In the intimate setting of the Keswick theatre’s Studio, the power of Williams’ autobiographical memory play is somehow enhanced.
Vanessa Johnson in The Glass Menagerie at Theatre by the Lake, Keswick Photo: Keith Pattison
Elizabeth Wright’s sparse thirties setting, incorporating fire-escape and balcony instantly establishes the reduced circumstances of the Wingfield family and particularly those of Amanda, mother of Tom and Laura.
Maggie Tagney presents the confident front of a woman in apparent control of her circumstances whilst crumbling inside - this is a finely tuned portrayal of a faded Southern belle fearing for her future while not being able to release her hold on the past.
Adam O’Brian as Tom, her son and the play’s narrator, convinces us from the start of his bitterness at his lot and the frustration of being compared to his father, the absent fifth character in the play.
As Laura, the child-woman daughter who devotes her life to her collection of glass animals Vanessa Johnson demonstrates a heartbreaking ability to blossom from perceived failure to a fragile beauty when responding to the attention from a gentleman caller who unwittingly changes the family’s lives for ever.

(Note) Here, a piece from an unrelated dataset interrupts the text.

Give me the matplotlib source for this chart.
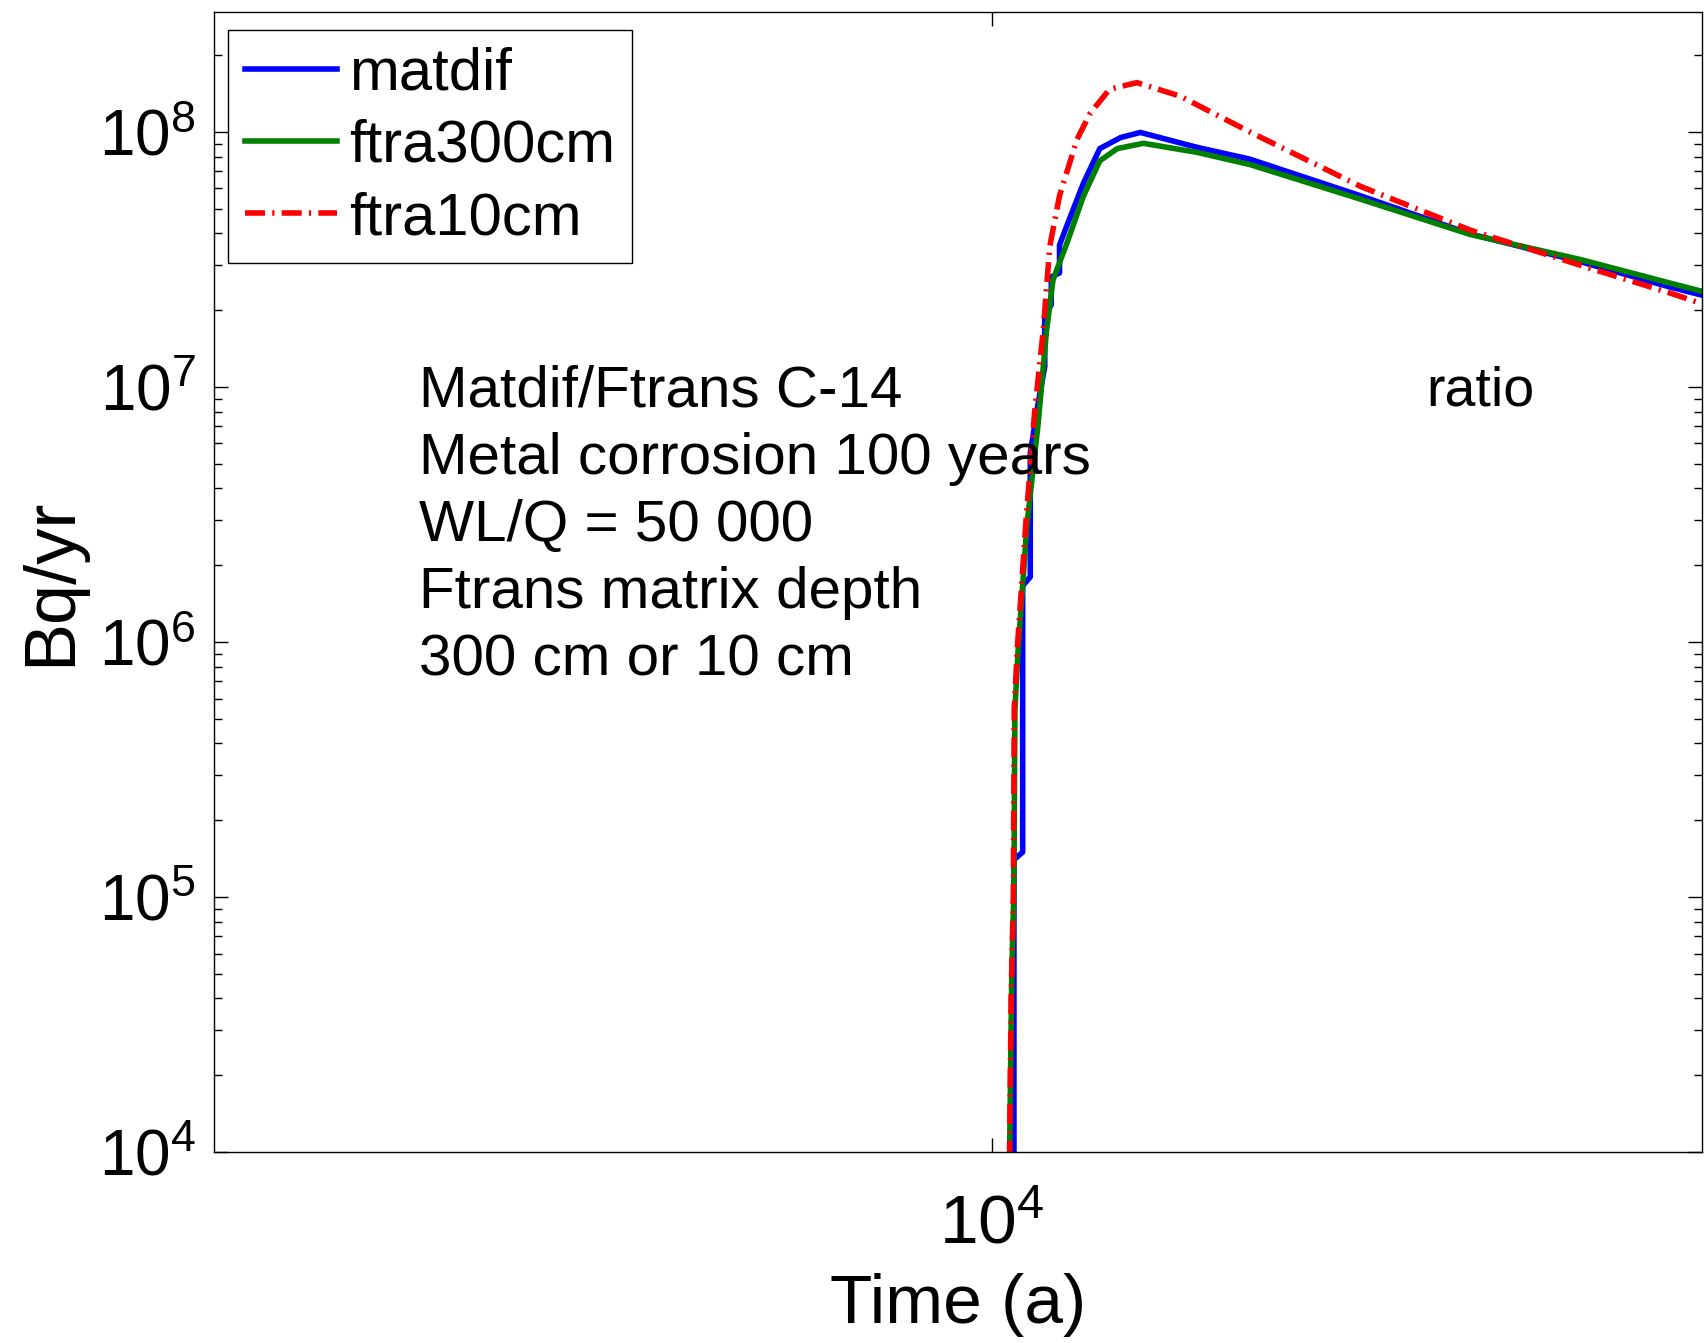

Played with quiet sincerity by James Hogg his scene with Laura in act two when he boosts her self esteem and then crushes her emerging hope is shattering.
These are four of the very finest performances to be seen in the theatre’s 2010 Summer Season and Ian Forrest’s outstanding production allows the players fully to explore these complex characters and does full justice to Williams’ portrayal of a society trapped between two worlds.